## Begin

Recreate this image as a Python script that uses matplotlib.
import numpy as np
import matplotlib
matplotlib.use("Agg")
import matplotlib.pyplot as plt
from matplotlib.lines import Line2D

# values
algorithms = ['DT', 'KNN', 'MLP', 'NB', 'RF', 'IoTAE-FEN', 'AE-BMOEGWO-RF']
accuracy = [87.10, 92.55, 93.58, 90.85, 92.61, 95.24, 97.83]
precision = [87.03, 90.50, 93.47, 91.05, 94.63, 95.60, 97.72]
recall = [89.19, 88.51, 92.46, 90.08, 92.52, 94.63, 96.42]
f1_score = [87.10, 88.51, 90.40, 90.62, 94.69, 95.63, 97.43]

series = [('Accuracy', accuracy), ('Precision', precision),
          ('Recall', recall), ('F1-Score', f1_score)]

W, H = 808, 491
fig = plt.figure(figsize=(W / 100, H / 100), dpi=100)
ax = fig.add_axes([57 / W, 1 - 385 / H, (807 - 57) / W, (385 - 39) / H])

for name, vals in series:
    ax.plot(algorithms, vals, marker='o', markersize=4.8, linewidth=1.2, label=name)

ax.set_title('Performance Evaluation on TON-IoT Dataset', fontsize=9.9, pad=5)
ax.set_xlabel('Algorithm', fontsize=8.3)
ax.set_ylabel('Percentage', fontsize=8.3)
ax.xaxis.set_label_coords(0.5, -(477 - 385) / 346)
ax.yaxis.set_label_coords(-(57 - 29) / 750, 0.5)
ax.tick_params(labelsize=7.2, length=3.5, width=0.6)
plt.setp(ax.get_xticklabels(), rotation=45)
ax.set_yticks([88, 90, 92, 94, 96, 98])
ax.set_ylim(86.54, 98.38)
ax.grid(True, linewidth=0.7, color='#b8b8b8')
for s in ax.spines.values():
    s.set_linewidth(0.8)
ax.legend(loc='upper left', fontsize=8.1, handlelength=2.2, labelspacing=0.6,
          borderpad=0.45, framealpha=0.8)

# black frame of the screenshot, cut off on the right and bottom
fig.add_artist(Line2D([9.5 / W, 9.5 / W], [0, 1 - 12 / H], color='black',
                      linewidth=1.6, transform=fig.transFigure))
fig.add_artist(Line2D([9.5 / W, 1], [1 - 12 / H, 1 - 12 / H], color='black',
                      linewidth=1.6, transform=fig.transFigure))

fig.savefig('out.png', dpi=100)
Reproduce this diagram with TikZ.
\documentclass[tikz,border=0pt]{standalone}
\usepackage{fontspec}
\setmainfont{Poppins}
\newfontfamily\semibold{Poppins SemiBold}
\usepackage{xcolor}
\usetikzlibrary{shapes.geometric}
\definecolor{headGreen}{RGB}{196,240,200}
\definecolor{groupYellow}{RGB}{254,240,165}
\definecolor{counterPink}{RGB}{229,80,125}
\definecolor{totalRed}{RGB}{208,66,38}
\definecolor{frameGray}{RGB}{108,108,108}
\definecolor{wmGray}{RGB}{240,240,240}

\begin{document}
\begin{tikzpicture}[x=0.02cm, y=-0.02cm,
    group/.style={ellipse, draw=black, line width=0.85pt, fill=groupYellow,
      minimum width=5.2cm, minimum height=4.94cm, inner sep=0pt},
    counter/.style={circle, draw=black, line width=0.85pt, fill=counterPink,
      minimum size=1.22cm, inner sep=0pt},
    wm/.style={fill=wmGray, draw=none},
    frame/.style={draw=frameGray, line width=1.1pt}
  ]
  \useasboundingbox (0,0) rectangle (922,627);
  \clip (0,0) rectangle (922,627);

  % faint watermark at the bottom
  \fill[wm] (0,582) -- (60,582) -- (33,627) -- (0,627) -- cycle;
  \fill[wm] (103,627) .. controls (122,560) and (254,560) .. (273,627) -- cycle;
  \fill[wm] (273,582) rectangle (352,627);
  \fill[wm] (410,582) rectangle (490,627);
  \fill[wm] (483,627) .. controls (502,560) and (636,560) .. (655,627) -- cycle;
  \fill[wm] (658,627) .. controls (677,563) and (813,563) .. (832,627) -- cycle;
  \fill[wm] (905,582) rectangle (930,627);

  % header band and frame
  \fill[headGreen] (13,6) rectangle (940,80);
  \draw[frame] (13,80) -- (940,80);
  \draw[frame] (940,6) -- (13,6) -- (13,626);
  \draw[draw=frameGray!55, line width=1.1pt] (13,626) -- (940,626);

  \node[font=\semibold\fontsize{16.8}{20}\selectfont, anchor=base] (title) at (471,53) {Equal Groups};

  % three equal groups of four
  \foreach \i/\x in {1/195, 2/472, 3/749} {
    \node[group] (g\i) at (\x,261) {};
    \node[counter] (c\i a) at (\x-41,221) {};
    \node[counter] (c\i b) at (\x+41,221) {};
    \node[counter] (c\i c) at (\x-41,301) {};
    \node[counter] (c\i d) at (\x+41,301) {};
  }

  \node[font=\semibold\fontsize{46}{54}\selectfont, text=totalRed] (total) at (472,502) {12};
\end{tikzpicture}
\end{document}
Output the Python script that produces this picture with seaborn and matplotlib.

## End

## THE PROBLEM:
Every record above must be duplicated exactly.

## REPLY:
Recreate this image as a Python script that uses matplotlib.
import numpy as np
import matplotlib
matplotlib.use("Agg")
import matplotlib.pyplot as plt
from matplotlib.lines import Line2D

# values
algorithms = ['DT', 'KNN', 'MLP', 'NB', 'RF', 'IoTAE-FEN', 'AE-BMOEGWO-RF']
accuracy = [87.10, 92.55, 93.58, 90.85, 92.61, 95.24, 97.83]
precision = [87.03, 90.50, 93.47, 91.05, 94.63, 95.60, 97.72]
recall = [89.19, 88.51, 92.46, 90.08, 92.52, 94.63, 96.42]
f1_score = [87.10, 88.51, 90.40, 90.62, 94.69, 95.63, 97.43]

series = [('Accuracy', accuracy), ('Precision', precision),
          ('Recall', recall), ('F1-Score', f1_score)]

W, H = 808, 491
fig = plt.figure(figsize=(W / 100, H / 100), dpi=100)
ax = fig.add_axes([57 / W, 1 - 385 / H, (807 - 57) / W, (385 - 39) / H])

for name, vals in series:
    ax.plot(algorithms, vals, marker='o', markersize=4.8, linewidth=1.2, label=name)

ax.set_title('Performance Evaluation on TON-IoT Dataset', fontsize=9.9, pad=5)
ax.set_xlabel('Algorithm', fontsize=8.3)
ax.set_ylabel('Percentage', fontsize=8.3)
ax.xaxis.set_label_coords(0.5, -(477 - 385) / 346)
ax.yaxis.set_label_coords(-(57 - 29) / 750, 0.5)
ax.tick_params(labelsize=7.2, length=3.5, width=0.6)
plt.setp(ax.get_xticklabels(), rotation=45)
ax.set_yticks([88, 90, 92, 94, 96, 98])
ax.set_ylim(86.54, 98.38)
ax.grid(True, linewidth=0.7, color='#b8b8b8')
for s in ax.spines.values():
    s.set_linewidth(0.8)
ax.legend(loc='upper left', fontsize=8.1, handlelength=2.2, labelspacing=0.6,
          borderpad=0.45, framealpha=0.8)

# black frame of the screenshot, cut off on the right and bottom
fig.add_artist(Line2D([9.5 / W, 9.5 / W], [0, 1 - 12 / H], color='black',
                      linewidth=1.6, transform=fig.transFigure))
fig.add_artist(Line2D([9.5 / W, 1], [1 - 12 / H, 1 - 12 / H], color='black',
                      linewidth=1.6, transform=fig.transFigure))

fig.savefig('out.png', dpi=100)
Reproduce this diagram with TikZ.
\documentclass[tikz,border=0pt]{standalone}
\usepackage{fontspec}
\setmainfont{Poppins}
\newfontfamily\semibold{Poppins SemiBold}
\usepackage{xcolor}
\usetikzlibrary{shapes.geometric}
\definecolor{headGreen}{RGB}{196,240,200}
\definecolor{groupYellow}{RGB}{254,240,165}
\definecolor{counterPink}{RGB}{229,80,125}
\definecolor{totalRed}{RGB}{208,66,38}
\definecolor{frameGray}{RGB}{108,108,108}
\definecolor{wmGray}{RGB}{240,240,240}

\begin{document}
\begin{tikzpicture}[x=0.02cm, y=-0.02cm,
    group/.style={ellipse, draw=black, line width=0.85pt, fill=groupYellow,
      minimum width=5.2cm, minimum height=4.94cm, inner sep=0pt},
    counter/.style={circle, draw=black, line width=0.85pt, fill=counterPink,
      minimum size=1.22cm, inner sep=0pt},
    wm/.style={fill=wmGray, draw=none},
    frame/.style={draw=frameGray, line width=1.1pt}
  ]
  \useasboundingbox (0,0) rectangle (922,627);
  \clip (0,0) rectangle (922,627);

  % faint watermark at the bottom
  \fill[wm] (0,582) -- (60,582) -- (33,627) -- (0,627) -- cycle;
  \fill[wm] (103,627) .. controls (122,560) and (254,560) .. (273,627) -- cycle;
  \fill[wm] (273,582) rectangle (352,627);
  \fill[wm] (410,582) rectangle (490,627);
  \fill[wm] (483,627) .. controls (502,560) and (636,560) .. (655,627) -- cycle;
  \fill[wm] (658,627) .. controls (677,563) and (813,563) .. (832,627) -- cycle;
  \fill[wm] (905,582) rectangle (930,627);

  % header band and frame
  \fill[headGreen] (13,6) rectangle (940,80);
  \draw[frame] (13,80) -- (940,80);
  \draw[frame] (940,6) -- (13,6) -- (13,626);
  \draw[draw=frameGray!55, line width=1.1pt] (13,626) -- (940,626);

  \node[font=\semibold\fontsize{16.8}{20}\selectfont, anchor=base] (title) at (471,53) {Equal Groups};

  % three equal groups of four
  \foreach \i/\x in {1/195, 2/472, 3/749} {
    \node[group] (g\i) at (\x,261) {};
    \node[counter] (c\i a) at (\x-41,221) {};
    \node[counter] (c\i b) at (\x+41,221) {};
    \node[counter] (c\i c) at (\x-41,301) {};
    \node[counter] (c\i d) at (\x+41,301) {};
  }

  \node[font=\semibold\fontsize{46}{54}\selectfont, text=totalRed] (total) at (472,502) {12};
\end{tikzpicture}
\end{document}
Output the Python script that produces this picture with seaborn and matplotlib.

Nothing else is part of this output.